(291c) The E. coli Proteome and Metallome Under Oxidative Stress

How tolerant a cell is to oxidative stress is a function of many complex and interacting mechanisms. We reconstructed a multiscale constraint-based model (stressME) of metabolic, proteome, and metallome responses to oxidative stress in Escherichia coli. Oxidative stress induced a global metabolic shift from respiration toward respiro-fermentation. The global shifts were mediated by the sigma factor RpoS, which was correctly predicted to be up-regulated. Oxidative stress decreased the overall translational efficiency due to the mismetallation of peptide deformylase (Def).
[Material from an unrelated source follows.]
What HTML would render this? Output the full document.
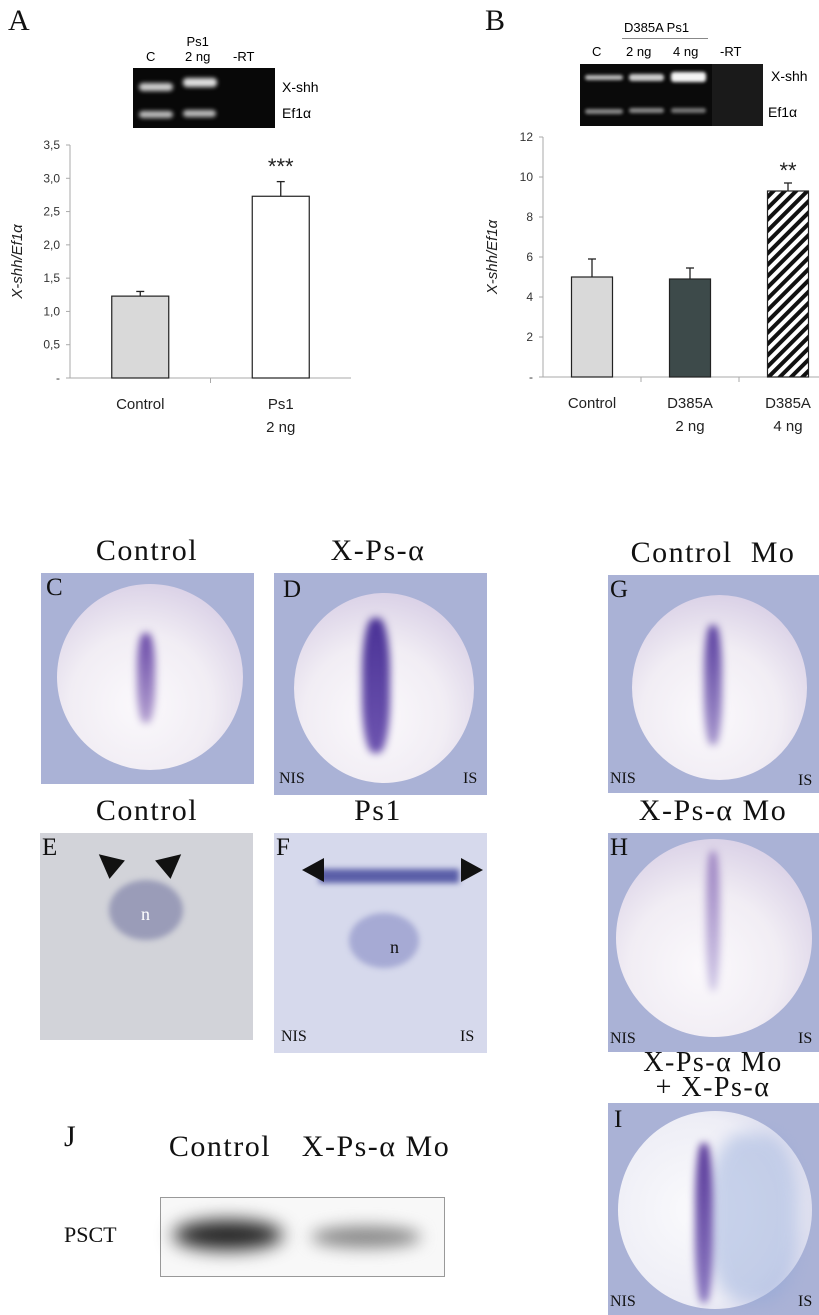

The model predicted a compensatory up-regulation of Def, which was confirmed by RNA-Seq. Oxidative stress damaged iron-sulfur clusters in enzymes catalyzing amino acid biosynthesis. Auxotrophies were correctly predicted for aromatic, branched-chain, and sulfur-containing amino acids under oxidative stress. We further identified 32 stress-associated genes, which were more conserved across bacteria and archaea. We then simulated macrophage-mediated killing of E. coli through the interaction of Zn(II) overloading and reactive oxygen species (ROS). We found that the combination of ROS and a constraint on translational efficiency sensitized E. coli to Zn(II) overloading. We expect stressME to be useful for investigating the interplay between reactive oxygen species, metal homeostasis, and cell physiology in the context of disease and metabolic engineering.